A double-digit profit increase of 12.5 %, to EUR 163 million, was recorded by the special products segment. Eliminating the special effects of changing Freiberger's financial year in 2003/04, this segment»s growth would be even stronger. The main driver of this expansion continues to be the functional food division, with strongly above-average growth rates. Normalisation of raw materials costs led to a clear improvement in profitability in the starch division.


At 11.3 %, return on capital employed, or operating profit as a percentage of capital employed (ROCE), remained almost at the same level as in 2003/04 (11.7 %), due to improved profitability offset by greater capital employed.

Restructuring costs

Restructuring costs and other exceptional items could also be improved as well as operating profit, by EUR 46 million to EUR 13 million. A significant reason for this was the lack of restructuring expenses, caused in the previous year by the closure of sugar factories in Belgium and Poland as well as by Südzucker's part-time early retirement program. Further exceptional income arose from the successful placing of a package of Fresenius shares and the sale of the remaining 10 % shareholding in KWS Saat AG. On the other hand, there were charges arising from contaminated pellets which could not be used as animal feed.

Financial results

Financial results deteriorated from net expense of EUR 53 million in 2003/04 to net expense of EUR 79 million in 2004/05. This was due to the increase in net interest expense as a result of substantial capital expenditures. Financial results include income totalling EUR 16 million from the Atys Group, stated at equity for the first time, and from Eastern Sugar.

Earnings before income taxes, net earnings after tax, net earnings per share

Earnings before income taxes amounted to EUR 458 million and were thus EUR 64 million, or 16.2 %, above the EUR 394 million achieved in 2003/04. The group's effective income tax rate could be maintained at 21.7 % (21.9 %). This was partly due to the Austrian corporation tax reform, leading to a reduction in corporation tax rates from 34 % to 25 %. Furthermore, income tax rates are some 19 % in the eastern European EU countries. With taxes on income amounting to EUR 99 million (EUR 86 million), net earnings after tax for 2004/05 amounted to EUR 358 million, or 16.6 % higher than EUR 307 million achieved in 2003/04. Südzucker shareholders' share of these net earnings amounted to EUR 298 million, 17.1 % more than in 2003/04. This amounts to net earnings per share of EUR 1.73, compared with EUR 1.48 in 2003/04.

Cash flow statement

2004/05 was marked by capital expenditures on tangible assets of EUR 500 million, or EUR 193 million higher than the EUR 307 million expenditures in 2003/04. A major part of this expenditure was the construction within one year of a bioethanol production plant at Zeitz, with a total capital expenditure volume of some EUR 200 million. Capital expenditures in expanding Isomalt production capacity at Offstein continued. The growing demand for Raftiline and Raftilose; products has been reflected by the construction of a second Orafti production plant in Chile.
Südzucker used the opportunity to acquire 14.2 % of the shares in Raffinerie Tirlemontoise from institutional investors for EUR 368 million. Overall, the holding in R.T./SLS Group was increased to 99.6 %, with 0.4 % of the shares held by Belgian sugar beet farmers. Together with the increase in holdings of Atys, Steirerobst and the acquisition of Wink, EUR 590 million was invested in financial assets.

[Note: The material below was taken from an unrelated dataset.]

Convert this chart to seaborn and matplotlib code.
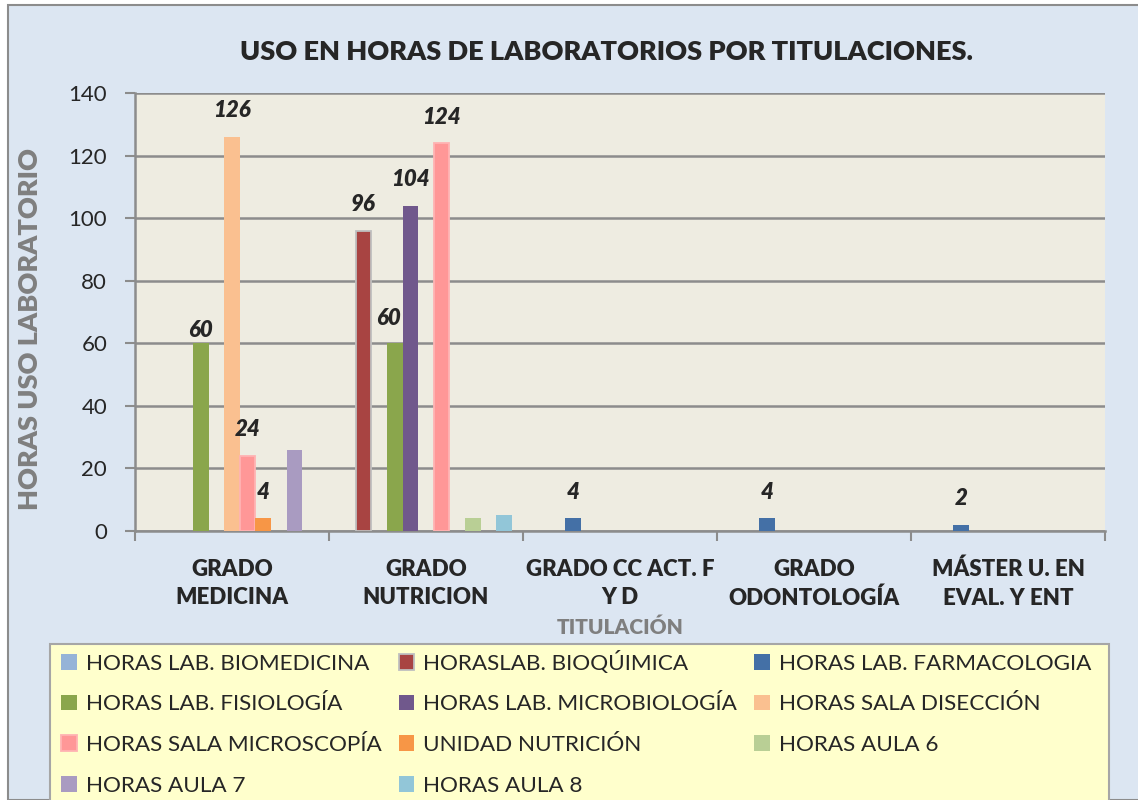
import matplotlib
matplotlib.use("Agg")
import matplotlib.pyplot as plt
from matplotlib.patches import Patch, Rectangle
import seaborn as sns
import pandas as pd

categorias = ["GRADO\nMEDICINA", "GRADO\nNUTRICION", "GRADO CC ACT. F\nY D",
              "GRADO\nODONTOLOGÍA", "MÁSTER U. EN\nEVAL. Y ENT"]
series = ["HORAS LAB. BIOMEDICINA", "HORASLAB. BIOQÚIMICA", "HORAS LAB. FARMACOLOGIA",
          "HORAS LAB. FISIOLOGÍA", "HORAS LAB. MICROBIOLOGÍA", "HORAS SALA DISECCIÓN",
          "HORAS SALA MICROSCOPÍA", "UNIDAD NUTRICIÓN", "HORAS AULA 6",
          "HORAS AULA 7", "HORAS AULA 8"]
biomedicina   = [0, 0, 0, 0, 0]
bioquimica    = [0, 96, 0, 0, 0]
farmacologia  = [0, 0, 4, 4, 2]
fisiologia    = [60, 60, 0, 0, 0]
microbiologia = [0, 104, 0, 0, 0]
diseccion     = [126, 0, 0, 0, 0]
microscopia   = [24, 124, 0, 0, 0]
unidad_nutr   = [4, 0, 0, 0, 0]
aula6         = [0, 4, 0, 0, 0]
aula7         = [26, 0, 0, 0, 0]
aula8         = [0, 5, 0, 0, 0]
valores = [biomedicina, bioquimica, farmacologia, fisiologia, microbiologia, diseccion,
           microscopia, unidad_nutr, aula6, aula7, aula8]
# series whose data labels are shown
con_etiqueta = ["HORASLAB. BIOQÚIMICA", "HORAS LAB. FARMACOLOGIA", "HORAS LAB. FISIOLOGÍA",
                "HORAS LAB. MICROBIOLOGÍA", "HORAS SALA DISECCIÓN",
                "HORAS SALA MICROSCOPÍA", "UNIDAD NUTRICIÓN"]

colores = ["#95B3D7", "#A84442", "#4470A6", "#8AA64C", "#70588C", "#FAC090",
           "#FF9797", "#F79646", "#B9CF95", "#A99BC1", "#92C6D8"]
bordes = {"HORASLAB. BIOQÚIMICA": "#BFBFBF", "HORAS SALA MICROSCOPÍA": "#FFB3B3"}

rows = []
for s, vals in zip(series, valores):
    for c, v in zip(categorias, vals):
        rows.append({"titulacion": c, "serie": s, "horas": v})
df = pd.DataFrame(rows)

sns.set_theme(style="white")
plt.rcParams["font.family"] = ["Lato", "DejaVu Sans"]
BOLD = "heavy"

W, H = 1138, 800
fig = plt.figure(figsize=(W / 100, H / 100), dpi=100, facecolor="white")
# chart area background
fig.patches.append(Rectangle((8 / W, 0), 1.0, 1 - 5 / H, transform=fig.transFigure,
                             facecolor="#DCE6F2", edgecolor="#8C8C8C", lw=1.5, zorder=-5))
# legend box
fig.patches.append(Rectangle((50 / W, -0.05), (1109 - 50) / W, 0.05 + 1 - 644 / H,
                             transform=fig.transFigure, facecolor="#FFFFCC",
                             edgecolor="#A6A6A6", lw=1.5, zorder=-4))

ax = fig.add_axes([135 / W, 1 - 531 / H, (1105 - 135) / W, (531 - 93) / H])
ax.set_zorder(2)
ax.set_facecolor("#EEECE1")
sns.barplot(data=df, x="titulacion", y="horas", hue="serie", order=categorias,
            hue_order=series, palette=colores, width=0.886, saturation=1,
            dodge=True, legend=False, ax=ax, zorder=3, linewidth=0)
for s, cont in zip(series, ax.containers):
    if s in bordes:
        for bar in cont.patches:
            if bar.get_height() > 0:
                bar.set_edgecolor(bordes[s])
                bar.set_linewidth(1.3)

ax.set_ylim(0, 140)
ax.set_xlim(-0.5, 4.5)
ax.set_yticks(range(0, 141, 20))
ax.yaxis.grid(True, color="#8C8C8C", lw=1.8, zorder=1)
ax.set_axisbelow(True)
for sp in ["top", "right"]:
    ax.spines[sp].set_visible(False)
for sp in ["left", "bottom"]:
    ax.spines[sp].set_color("#8C8C8C")
    ax.spines[sp].set_linewidth(1.8)
ax.tick_params(axis="y", which="major", direction="out", length=7, width=1.5,
               color="#8C8C8C", labelsize=16, pad=13, left=True)
ax.set_xticks(range(len(categorias)))
ax.set_xticklabels(categorias, fontsize=16, fontweight=BOLD, linespacing=1.45)
ax.set_xticks([i - 0.5 for i in range(len(categorias) + 1)], minor=True)
ax.tick_params(axis="x", which="major", length=0, pad=20)
ax.tick_params(axis="x", which="minor", direction="out", length=7, width=1.5,
               color="#8C8C8C", bottom=True)
ax.set_xlabel("TITULACIÓN", fontsize=15, fontweight=BOLD, color="#7F7F7F", labelpad=6)
ax.set_ylabel("HORAS USO LABORATORIO", fontsize=19.5, fontweight=BOLD, color="#7F7F7F")
ax.yaxis.set_label_coords(-(135 - 42) / 970, (531 - 329) / 438)

# data labels
desplaz = {("GRADO\nMEDICINA", "HORAS LAB. FISIOLOGÍA"): (0, 13),
           ("GRADO\nNUTRICION", "HORAS LAB. FISIOLOGÍA"): (-6, 25)}
for s, cont in zip(series, ax.containers):
    if s not in con_etiqueta:
        continue
    for c, bar in zip(categorias, cont.patches):
        h = bar.get_height()
        if h <= 0:
            continue
        dx, dy = desplaz.get((c, s), (0, 26))
        ax.annotate(f"{h:g}", xy=(bar.get_x() + bar.get_width() / 2, h),
                    xytext=(dx * 0.72, dy * 0.72), textcoords="offset points",
                    ha="center", va="center", fontsize=16, fontweight=BOLD,
                    fontstyle="italic", zorder=5)

fig.text(606 / W, 1 - 52 / H, "USO EN HORAS DE LABORATORIOS POR TITULACIONES.",
         fontsize=19.5, fontweight=BOLD, ha="center", va="center")

# legend, filled row by row
ncol = 3
handles = [Patch(facecolor=col, edgecolor=bordes.get(s, "none"), lw=1.3)
           for s, col in zip(series, colores)]
order = []
nrows = -(-len(series) // ncol)
for col in range(ncol):
    for r in range(nrows):
        i = r * ncol + col
        if i < len(series):
            order.append(i)
leg = fig.legend([handles[i] for i in order], [series[i] for i in order],
                 loc="upper left", bbox_to_anchor=(50 / W, 1 - 639.5 / H), ncol=ncol,
                 fontsize=16.2, frameon=False, handlelength=0.7, handleheight=0.7,
                 handletextpad=0.4, labelspacing=0.92, columnspacing=0.75, borderpad=0)

fig.savefig("out.png", dpi=100, facecolor="white")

Total capital expenditures of EUR 1,090 million were primarily financed by shareholders' equity, on the one hand from increased operating cash flow of EUR 550 million (EUR 522 million) and on the other hand by capital increases at AGRANA and Z+S Holding AG in February 2005, from which cash flows of EUR 248 million increased group equity.

The remainder was financed by current and non-current third-party funds. After considering the effects of changes in working capital, group companies included in the consolidated financial statements for the first time and dividend payments, net third-party debt amounted to EUR 1,672 million (EUR 1,100 million).

Balance sheet

Südzucker Group's total assets increased by EUR 1,157 million, or 19.2 %, to EUR 7,195 million (EUR 6,038 million). This increase was significantly influenced by capital expenditures in bioethanol and expanding Palatinit and Orafti capacity. For financial assets, the increase was mainly due to the expansion of the fruit group, with an increase to 50 % in the investment in Atys Group. The increase of EUR 261 million in intangible assets is primarily due to the acquisition of 14.2 % of Raffinerie Tirlemontoise.

Shareholders' equity increased by EUR 352 million, from EUR 2,386 million on 29 February 2004 to EUR 2,738 million at 28 February 2005. Increases due to net earnings for the year of EUR 358 million and capital increases of EUR 248 million were partly offset by dividend payments of EUR 102 million and a decrease in minority interest due to the acquisition of 14.2 % of Raffinerie Tirlemontoise S.A.. The ratio of shareholders' equity to total liabilities and shareholders' equity of 38.0 % and the ratio of net financial debt to shareholders' equity of 61.1 % underline the group»s sound financing ratios. EUR 1,216 million of net financial debt is financed long-term by debentures and convertible bonds.
Recommendation on appropriation of profits

The executive board and supervisory board will recommend a dividend of EUR 0.55 per share to the annual general meeting on 28 July 2005. With share capital of EUR 174.8 million entitled to dividends, the amount distributed will be EUR 96.1 million. The dividend will be paid on 29 July 2005.